Walking into a barbershop for the first time — or the first time in years — can feel like showing up to a club where everyone else knows the rules. Good news: the rules are simple, the stakes are low, and barbers genuinely want new clients to have a great experience.
Before You Go
A little preparation goes a long way. Check whether the shop takes walk-ins, appointments, or both — most list this online, and booking ahead usually means less waiting. Arrive with your hair roughly as you normally wear it; a barber learns a lot from seeing how your hair naturally behaves. And if you have a style in mind, save a photo or two on your phone. Reference photos communicate in seconds what words struggle to say in minutes.
What Happens When You Arrive
Check in at the front or with your barber, then wait your turn — barbershops run on order of arrival or appointment time, and respecting the queue is rule one. When you're up, you'll get caped and the consultation begins. Expect questions: How short? What do you like about your current cut? What bugs you? How much time do you spend styling? This conversation is the most important part of the visit, so don't rush it. A barber who asks lots of questions is a good sign, not a delay.
How to Describe What You Want
You don't need barber vocabulary to get a great cut, but a few pointers make communication easier:
- Show, don't just tell. A photo of a cut you like — ideally on someone with similar hair — beats any description.
- Talk in outcomes, not just numbers. “Short enough to be low-maintenance but not showing scalp” is more useful than guessing a guard size.
- Mention your routine. If you never style your hair, say so. A cut that requires ten minutes and a blow-dryer will not survive contact with your real life.
- Flag your history. Cowlicks, a crown that sticks up, a scar you want covered — your barber will find these anyway, but telling them upfront helps.

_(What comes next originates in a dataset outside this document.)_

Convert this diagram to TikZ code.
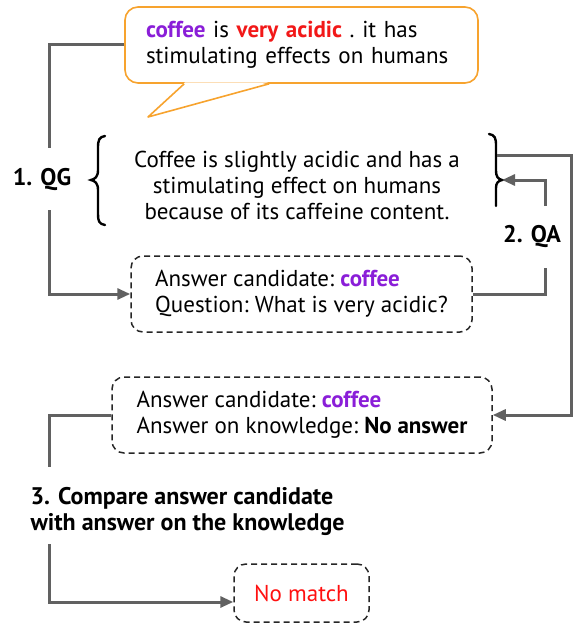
\documentclass[tikz,border=0pt]{standalone}
\usepackage{fontspec}
\setmainfont{PT Sans}
\usepackage{xcolor}
\usetikzlibrary{arrows.meta,calc}
\definecolor{LinkGray}{HTML}{616161}
\definecolor{BoxInk}{HTML}{262626}
\definecolor{BubbleOrange}{HTML}{F7A32E}
\definecolor{EntityPurple}{HTML}{8A1ED8}
\definecolor{SpanRed}{HTML}{F21818}
\definecolor{MatchRed}{HTML}{FF1010}
\newcommand{\Entity}[1]{\textcolor{EntityPurple}{\textbf{#1}}}

\begin{document}
\begin{tikzpicture}[
  x=1pt,y=-1pt,
  font=\fontsize{23}{26}\selectfont\frenchspacing,
  link/.style={draw=LinkGray,line width=3pt},
  linkarrow/.style={link,-{Triangle[length=13pt,width=11pt]}},
  bracket/.style={draw=black,line width=2.4pt,line cap=round},
  dashbox/.style={draw=BoxInk,line width=1.5pt,dash pattern=on 6pt off 4pt,
                  rounded corners=12pt,inner xsep=20pt,align=left},
  bubblebox/.style={draw=BubbleOrange,line width=1.6pt,rounded corners=13pt,
                    fill=white,align=left},
  steplabel/.style={font=\fontsize{24}{26}\selectfont\bfseries,align=left},
]
  \useasboundingbox (0,0) rectangle (574,626);

  \node[bubblebox,minimum width=353pt,minimum height=76pt,inner xsep=21pt,
        text width=311pt] (bubble) at (301.5,45)
    {\Entity{coffee} is \textcolor{SpanRed}{\textbf{very acidic}} . it has\\
     stimulating effects on humans};
  \fill[white] ($(bubble.south west)+(61,-1.5)$) -- (148,117)
    -- ($(bubble.south west)+(144,-1.5)$) -- cycle;
  \draw[draw=BubbleOrange,line width=1.6pt,line join=round]
    ($(bubble.south west)+(60,0)$) -- (148,117) -- ($(bubble.south west)+(145,0)$);

  \node[align=center] (know) at (297,185)
    {Coffee is slightly acidic and has a\\stimulating effect on humans\\
     because of its caffeine content.};
  \draw[bracket] (105,136) .. controls (99,137) and (98,140) .. (98,148) -- (98,170)
    .. controls (98,177) and (95,179) .. (91,180)
    .. controls (95,181) and (98,183) .. (98,190) -- (98,214)
    .. controls (98,221) and (99,224) .. (105,225);
  \draw[bracket] (489,134) .. controls (495,135) and (496,138) .. (496,146) -- (496,170)
    .. controls (496,177) and (498,179) .. (502,180)
    .. controls (498,181) and (496,183) .. (496,188) -- (496,206);

  \node[steplabel] (qg) at (42,180) {1. QG};
  \node[steplabel] (qa) at (532,237) {2. QA};
  \node[steplabel,anchor=west] (compare) at (27,511)
    {3. Compare answer candidate\\with answer on the knowledge};

  \node[dashbox,minimum width=341pt,minimum height=76pt] (cand) at (301.5,294)
    {Answer candidate: \Entity{coffee}\\Question: What is very acidic?};
  \node[dashbox,minimum width=380pt,minimum height=76pt] (check) at (302,415)
    {Answer candidate: \Entity{coffee}\\Answer on knowledge: \textbf{No answer}};
  \node[dashbox,minimum width=135pt,minimum height=58pt,inner xsep=0pt,
        align=center,text=MatchRed] (nomatch) at (301.5,593) {No match};

  \coordinate (qgtop) at (49,148);
  \coordinate (qgbot) at (49,210);
  \coordinate (qalow) at (545,268);
  \coordinate (qahigh) at (545,206);
  \coordinate (rtip) at (502,180);
  \coordinate (rout) at (497,155);
  \coordinate (rturn) at (571,155);
  \coordinate (cmptop) at (49,467);
  \coordinate (cmpbot) at (49,544);

  \draw[link] (bubble.west) -| (qgtop);
  \draw[linkarrow] (qgbot) |- (cand.west);
  \draw[link] (cand.east) -| (qalow);
  \draw[linkarrow] (qahigh) |- (rtip);
  \draw[linkarrow] (rout) -- (rturn) |- (check.east);
  \draw[link] (check.west) -| (cmptop);
  \draw[linkarrow] (cmpbot) |- ([yshift=-9pt]nomatch.west);
\end{tikzpicture}
\end{document}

- Ask questions. “What would you do with my hair?” is a perfectly good opener, and many barbers do their best work when consulted as an expert.
If you're not sure exactly what to ask for, err on the conservative side. Hair can always come off next visit; it can't be glued back on.
Chair Etiquette
- Keep your head where the barber puts it. They position your head deliberately — hold still and follow their gentle adjustments.
- Phones down while they're cutting. Looking down at a screen changes your neckline.
- Speak up early. If the cut is heading somewhere you didn't intend, say something at first sight — mid-cut corrections are easy, finished-cut corrections are not.
- Conversation is optional. Chat if you like, or enjoy the quiet; a professional will follow your lead.
Tipping and Wrapping Up
Tipping norms vary by region and shop, but in the United States tipping your barber is customary, much like tipping in other personal services — and a generous tip on a first visit is a strong start to the relationship. Before you leave, ask two questions: what product they'd recommend for styling it at home, and when you should come back. Then book that next appointment on the spot. A clean shop is also worth noting — fresh capes, sanitized tools, and tidy stations are marks of a professional operation.
The first visit is really an audition — both ways. If the barber listened, explained, and sent you out the door more confident than you walked in, you've found your shop. Keep going back, and the cuts only get better as they learn your head.